* **Written exercise**: Only the lines from the start of the data to the line containing "TXT = '#222222'", both included, should be output, exactly and without pictures.

* **Available data**:
——————————
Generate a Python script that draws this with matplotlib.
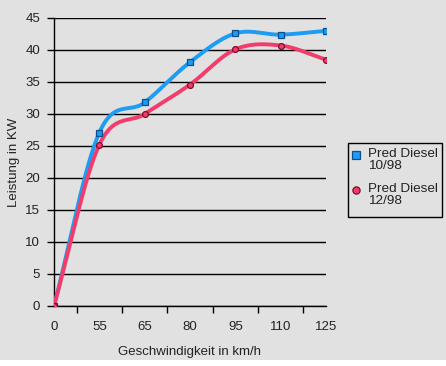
import numpy as np
import matplotlib
matplotlib.use('Agg')
import matplotlib.pyplot as plt
from matplotlib.lines import Line2D
from matplotlib.patches import Rectangle

speeds = ['0', '55', '65', '80', '95', '110', '125']
diesel_1098 = [0, 27.1, 31.8, 38.1, 42.6, 42.4, 43.0]
diesel_1298 = [0, 25.2, 30.0, 34.6, 40.1, 40.7, 38.5]
labels = ['Pred Diesel\n10/98', 'Pred Diesel\n12/98']

plt.rcParams['font.family'] = ['Liberation Sans', 'DejaVu Sans']
BG = '#e1e1e1'
TXT = '#222222'


def smooth(xs, ys, n=30):
    # catmull-rom curve through the points, like a spreadsheet smoothed line
    xs = np.asarray(xs, float)
    ys = np.asarray(ys, float)
    px = np.concatenate([[2 * xs[0] - xs[1]], xs, [2 * xs[-1] - xs[-2]]])
    py = np.concatenate([[2 * ys[0] - ys[1]], ys, [2 * ys[-1] - ys[-2]]])
    out_x, out_y = [], []
    t = np.linspace(0, 1, n)
    for i in range(1, len(px) - 2):
        for p, out in ((px, out_x), (py, out_y)):
            p0, p1, p2, p3 = p[i - 1], p[i], p[i + 1], p[i + 2]
            out.extend(0.5 * (2 * p1 + (-p0 + p2) * t
                              + (2 * p0 - 5 * p1 + 4 * p2 - p3) * t ** 2
                              + (-p0 + 3 * p1 - 3 * p2 + p3) * t ** 3))
    return out_x, out_y


fig = plt.figure(figsize=(4.46, 3.66), dpi=100, facecolor=BG)
# thin white strip under the gray panel
fig.add_artist(Rectangle((0, 0), 1, 6 / 366, transform=fig.transFigure,
                         facecolor='white', edgecolor='none'))
ax = fig.add_axes([54 / 446, 1 - 306 / 366, 272 / 446, 288 / 366], facecolor=BG)

x = np.arange(len(speeds))
series = [
    (diesel_1098, '#1c9cf2', 's', '#0b4f8f', 4.8),
    (diesel_1298, '#f23d6c', 'o', '#7a0f2c', 4.2),
]
for vals, col, mk, edge, ms in series:
    sx, sy = smooth(x, vals)
    ax.plot(sx, sy, color=col, lw=2.8, solid_capstyle='round', zorder=3)
    ax.plot(x, vals, ls='none', marker=mk, ms=ms, mfc=col, mec=edge, mew=0.9, zorder=4)

ax.set_xlim(0, 6)
ax.set_ylim(0, 45)
ax.set_yticks(range(0, 46, 5))
ax.set_xticks(x)
ax.set_xticklabels(speeds)
ax.set_xticks(x[:-1] + 0.5, minor=True)
ax.tick_params(axis='x', which='major', length=0, pad=10.5, labelsize=9.5, colors=TXT)
ax.tick_params(axis='x', which='minor', length=5, width=1, color='black')
ax.tick_params(axis='y', length=5, width=1, pad=5, labelsize=9.5, labelcolor=TXT, color='black')
ax.grid(axis='y', color='black', lw=1)
ax.set_axisbelow(True)
for s in ('top', 'right'):
    ax.spines[s].set_visible(False)
for s in ('left', 'bottom'):
    ax.spines[s].set_color('black')
    ax.spines[s].set_linewidth(1)

ax.set_xlabel('Geschwindigkeit in km/h', fontsize=9.5, color=TXT, labelpad=10)
ax.set_ylabel('Leistung in KW', fontsize=9.5, color=TXT, labelpad=3.5)

# legend box drawn by hand so the marker sits on the first text line
fig.add_artist(Rectangle((348 / 446, 1 - 217 / 366), 94 / 446, 74 / 366,
                         transform=fig.transFigure, facecolor=BG,
                         edgecolor='black', lw=1))
for (vals, col, mk, edge, ms), lab, y0 in zip(series, labels, (155, 190)):
    fig.add_artist(Line2D([356 / 446], [1 - y0 / 366], transform=fig.transFigure,
                          ls='none', marker=mk, ms=5.2, mfc=col, mec=edge, mew=0.9))
    fig.text(368 / 446, 1 - (y0 - 7) / 366, lab, fontsize=9.7, color=TXT,
             va='top', ha='left', linespacing=1.05)

fig.savefig('out.png', dpi=100, facecolor=BG)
——————————
* **Response below**:
Generate a Python script that draws this with matplotlib.
import numpy as np
import matplotlib
matplotlib.use('Agg')
import matplotlib.pyplot as plt
from matplotlib.lines import Line2D
from matplotlib.patches import Rectangle

speeds = ['0', '55', '65', '80', '95', '110', '125']
diesel_1098 = [0, 27.1, 31.8, 38.1, 42.6, 42.4, 43.0]
diesel_1298 = [0, 25.2, 30.0, 34.6, 40.1, 40.7, 38.5]
labels = ['Pred Diesel\n10/98', 'Pred Diesel\n12/98']

plt.rcParams['font.family'] = ['Liberation Sans', 'DejaVu Sans']
BG = '#e1e1e1'
TXT = '#222222'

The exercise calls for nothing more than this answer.